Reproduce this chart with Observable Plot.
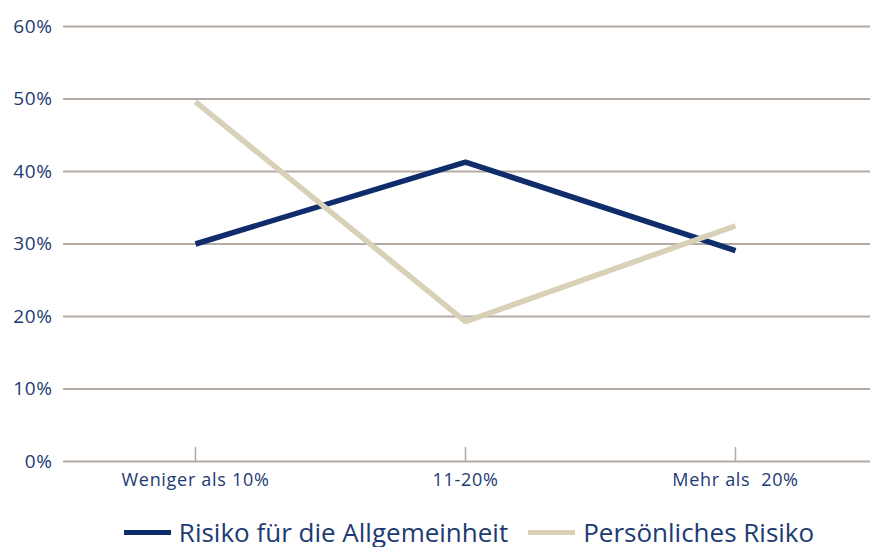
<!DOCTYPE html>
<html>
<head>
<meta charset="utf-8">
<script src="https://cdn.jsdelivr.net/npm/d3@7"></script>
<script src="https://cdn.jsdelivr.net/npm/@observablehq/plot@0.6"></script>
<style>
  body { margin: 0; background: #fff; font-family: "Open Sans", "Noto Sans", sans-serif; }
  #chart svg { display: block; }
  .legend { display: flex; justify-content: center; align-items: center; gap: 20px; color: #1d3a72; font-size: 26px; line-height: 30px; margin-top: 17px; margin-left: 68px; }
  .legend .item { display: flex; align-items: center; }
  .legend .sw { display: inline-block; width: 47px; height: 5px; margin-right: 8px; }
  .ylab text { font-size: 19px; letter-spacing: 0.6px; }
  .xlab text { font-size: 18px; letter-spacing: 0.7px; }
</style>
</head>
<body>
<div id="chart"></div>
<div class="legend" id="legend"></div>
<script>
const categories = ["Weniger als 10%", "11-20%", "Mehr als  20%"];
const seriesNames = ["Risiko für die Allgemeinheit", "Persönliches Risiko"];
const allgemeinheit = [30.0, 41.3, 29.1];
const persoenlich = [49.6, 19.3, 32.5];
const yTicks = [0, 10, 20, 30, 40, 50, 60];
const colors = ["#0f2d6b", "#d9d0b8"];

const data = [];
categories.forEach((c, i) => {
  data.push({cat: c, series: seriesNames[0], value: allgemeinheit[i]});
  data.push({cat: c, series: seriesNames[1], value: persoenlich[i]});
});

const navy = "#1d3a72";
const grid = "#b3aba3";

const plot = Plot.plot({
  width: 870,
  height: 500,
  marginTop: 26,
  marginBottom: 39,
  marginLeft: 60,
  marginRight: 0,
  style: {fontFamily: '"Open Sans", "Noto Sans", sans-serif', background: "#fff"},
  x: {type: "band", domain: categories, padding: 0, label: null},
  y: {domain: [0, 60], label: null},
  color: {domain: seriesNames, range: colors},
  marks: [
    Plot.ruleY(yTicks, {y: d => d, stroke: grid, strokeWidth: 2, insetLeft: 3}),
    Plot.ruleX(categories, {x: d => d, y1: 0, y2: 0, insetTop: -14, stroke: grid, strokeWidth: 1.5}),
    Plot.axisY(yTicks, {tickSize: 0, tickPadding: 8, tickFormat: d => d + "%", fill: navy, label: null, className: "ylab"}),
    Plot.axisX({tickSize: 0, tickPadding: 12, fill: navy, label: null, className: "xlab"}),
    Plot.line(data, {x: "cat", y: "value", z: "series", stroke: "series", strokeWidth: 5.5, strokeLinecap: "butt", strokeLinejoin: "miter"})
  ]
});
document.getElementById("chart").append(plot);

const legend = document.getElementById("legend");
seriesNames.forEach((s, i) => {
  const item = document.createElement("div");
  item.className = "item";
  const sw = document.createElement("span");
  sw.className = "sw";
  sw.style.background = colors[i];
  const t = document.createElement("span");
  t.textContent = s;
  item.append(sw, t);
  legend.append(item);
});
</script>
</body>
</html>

Directions for this task:
Gather up every line from the listing above in which the word "chart" occurs.

Task response:
Reproduce this chart with Observable Plot.
  #chart svg { display: block; }
<div id="chart"></div>
document.getElementById("chart").append(plot);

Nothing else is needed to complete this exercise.